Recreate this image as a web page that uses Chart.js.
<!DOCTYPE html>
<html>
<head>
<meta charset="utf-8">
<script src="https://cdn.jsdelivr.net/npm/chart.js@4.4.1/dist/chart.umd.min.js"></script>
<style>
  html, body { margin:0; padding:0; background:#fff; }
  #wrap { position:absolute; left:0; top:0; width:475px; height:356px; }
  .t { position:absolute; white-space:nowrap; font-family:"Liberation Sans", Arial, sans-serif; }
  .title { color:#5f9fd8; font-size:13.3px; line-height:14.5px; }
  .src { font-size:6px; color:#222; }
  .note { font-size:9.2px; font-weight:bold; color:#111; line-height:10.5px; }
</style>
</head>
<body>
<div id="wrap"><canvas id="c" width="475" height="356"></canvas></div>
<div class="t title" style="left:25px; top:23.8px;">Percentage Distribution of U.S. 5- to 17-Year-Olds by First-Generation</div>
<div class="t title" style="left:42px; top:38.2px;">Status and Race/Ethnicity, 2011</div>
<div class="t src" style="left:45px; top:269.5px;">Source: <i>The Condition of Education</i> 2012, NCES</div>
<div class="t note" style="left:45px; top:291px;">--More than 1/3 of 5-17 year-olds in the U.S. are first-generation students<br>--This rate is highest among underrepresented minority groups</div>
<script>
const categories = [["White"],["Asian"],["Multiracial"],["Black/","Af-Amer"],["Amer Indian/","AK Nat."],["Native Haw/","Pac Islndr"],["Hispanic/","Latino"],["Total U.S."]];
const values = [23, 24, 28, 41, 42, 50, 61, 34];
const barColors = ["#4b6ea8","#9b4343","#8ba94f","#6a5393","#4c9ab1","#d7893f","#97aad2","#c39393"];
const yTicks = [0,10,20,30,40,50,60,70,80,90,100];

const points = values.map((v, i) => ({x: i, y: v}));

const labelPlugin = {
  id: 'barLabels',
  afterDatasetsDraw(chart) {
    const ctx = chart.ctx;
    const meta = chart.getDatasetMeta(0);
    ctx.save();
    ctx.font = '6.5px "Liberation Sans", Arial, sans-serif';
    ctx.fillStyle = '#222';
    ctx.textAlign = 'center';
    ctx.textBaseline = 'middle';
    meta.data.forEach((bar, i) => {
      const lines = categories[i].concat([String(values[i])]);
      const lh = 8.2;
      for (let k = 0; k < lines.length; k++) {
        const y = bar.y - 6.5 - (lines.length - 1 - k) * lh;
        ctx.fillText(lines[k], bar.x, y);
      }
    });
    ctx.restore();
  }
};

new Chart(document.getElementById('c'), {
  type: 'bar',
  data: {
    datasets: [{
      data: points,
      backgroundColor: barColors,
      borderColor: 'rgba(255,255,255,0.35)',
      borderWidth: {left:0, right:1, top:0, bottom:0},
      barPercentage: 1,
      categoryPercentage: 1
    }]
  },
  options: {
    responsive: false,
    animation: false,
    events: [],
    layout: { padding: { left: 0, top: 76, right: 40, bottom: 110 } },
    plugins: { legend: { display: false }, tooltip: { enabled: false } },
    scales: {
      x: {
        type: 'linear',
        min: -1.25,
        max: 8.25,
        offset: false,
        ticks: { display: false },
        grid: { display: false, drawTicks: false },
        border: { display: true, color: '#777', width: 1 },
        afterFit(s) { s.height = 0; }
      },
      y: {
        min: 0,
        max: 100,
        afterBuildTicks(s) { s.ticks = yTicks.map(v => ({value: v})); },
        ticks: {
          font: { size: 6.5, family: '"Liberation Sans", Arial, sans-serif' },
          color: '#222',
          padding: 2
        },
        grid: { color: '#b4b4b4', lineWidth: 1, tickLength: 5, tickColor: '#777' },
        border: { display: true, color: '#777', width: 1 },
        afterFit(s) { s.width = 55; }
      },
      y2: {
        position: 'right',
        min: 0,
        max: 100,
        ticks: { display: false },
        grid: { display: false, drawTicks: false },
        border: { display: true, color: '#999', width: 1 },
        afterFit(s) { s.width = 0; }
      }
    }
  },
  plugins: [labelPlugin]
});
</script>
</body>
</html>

Aim: Reproduce the whole listing word for word.

Written solution:
Recreate this image as a web page that uses Chart.js.
<!DOCTYPE html>
<html>
<head>
<meta charset="utf-8">
<script src="https://cdn.jsdelivr.net/npm/chart.js@4.4.1/dist/chart.umd.min.js"></script>
<style>
  html, body { margin:0; padding:0; background:#fff; }
  #wrap { position:absolute; left:0; top:0; width:475px; height:356px; }
  .t { position:absolute; white-space:nowrap; font-family:"Liberation Sans", Arial, sans-serif; }
  .title { color:#5f9fd8; font-size:13.3px; line-height:14.5px; }
  .src { font-size:6px; color:#222; }
  .note { font-size:9.2px; font-weight:bold; color:#111; line-height:10.5px; }
</style>
</head>
<body>
<div id="wrap"><canvas id="c" width="475" height="356"></canvas></div>
<div class="t title" style="left:25px; top:23.8px;">Percentage Distribution of U.S. 5- to 17-Year-Olds by First-Generation</div>
<div class="t title" style="left:42px; top:38.2px;">Status and Race/Ethnicity, 2011</div>
<div class="t src" style="left:45px; top:269.5px;">Source: <i>The Condition of Education</i> 2012, NCES</div>
<div class="t note" style="left:45px; top:291px;">--More than 1/3 of 5-17 year-olds in the U.S. are first-generation students<br>--This rate is highest among underrepresented minority groups</div>
<script>
const categories = [["White"],["Asian"],["Multiracial"],["Black/","Af-Amer"],["Amer Indian/","AK Nat."],["Native Haw/","Pac Islndr"],["Hispanic/","Latino"],["Total U.S."]];
const values = [23, 24, 28, 41, 42, 50, 61, 34];
const barColors = ["#4b6ea8","#9b4343","#8ba94f","#6a5393","#4c9ab1","#d7893f","#97aad2","#c39393"];
const yTicks = [0,10,20,30,40,50,60,70,80,90,100];

const points = values.map((v, i) => ({x: i, y: v}));

const labelPlugin = {
  id: 'barLabels',
  afterDatasetsDraw(chart) {
    const ctx = chart.ctx;
    const meta = chart.getDatasetMeta(0);
    ctx.save();
    ctx.font = '6.5px "Liberation Sans", Arial, sans-serif';
    ctx.fillStyle = '#222';
    ctx.textAlign = 'center';
    ctx.textBaseline = 'middle';
    meta.data.forEach((bar, i) => {
      const lines = categories[i].concat([String(values[i])]);
      const lh = 8.2;
      for (let k = 0; k < lines.length; k++) {
        const y = bar.y - 6.5 - (lines.length - 1 - k) * lh;
        ctx.fillText(lines[k], bar.x, y);
      }
    });
    ctx.restore();
  }
};

new Chart(document.getElementById('c'), {
  type: 'bar',
  data: {
    datasets: [{
      data: points,
      backgroundColor: barColors,
      borderColor: 'rgba(255,255,255,0.35)',
      borderWidth: {left:0, right:1, top:0, bottom:0},
      barPercentage: 1,
      categoryPercentage: 1
    }]
  },
  options: {
    responsive: false,
    animation: false,
    events: [],
    layout: { padding: { left: 0, top: 76, right: 40, bottom: 110 } },
    plugins: { legend: { display: false }, tooltip: { enabled: false } },
    scales: {
      x: {
        type: 'linear',
        min: -1.25,
        max: 8.25,
        offset: false,
        ticks: { display: false },
        grid: { display: false, drawTicks: false },
        border: { display: true, color: '#777', width: 1 },
        afterFit(s) { s.height = 0; }
      },
      y: {
        min: 0,
        max: 100,
        afterBuildTicks(s) { s.ticks = yTicks.map(v => ({value: v})); },
        ticks: {
          font: { size: 6.5, family: '"Liberation Sans", Arial, sans-serif' },
          color: '#222',
          padding: 2
        },
        grid: { color: '#b4b4b4', lineWidth: 1, tickLength: 5, tickColor: '#777' },
        border: { display: true, color: '#777', width: 1 },
        afterFit(s) { s.width = 55; }
      },
      y2: {
        position: 'right',
        min: 0,
        max: 100,
        ticks: { display: false },
        grid: { display: false, drawTicks: false },
        border: { display: true, color: '#999', width: 1 },
        afterFit(s) { s.width = 0; }
      }
    }
  },
  plugins: [labelPlugin]
});
</script>
</body>
</html>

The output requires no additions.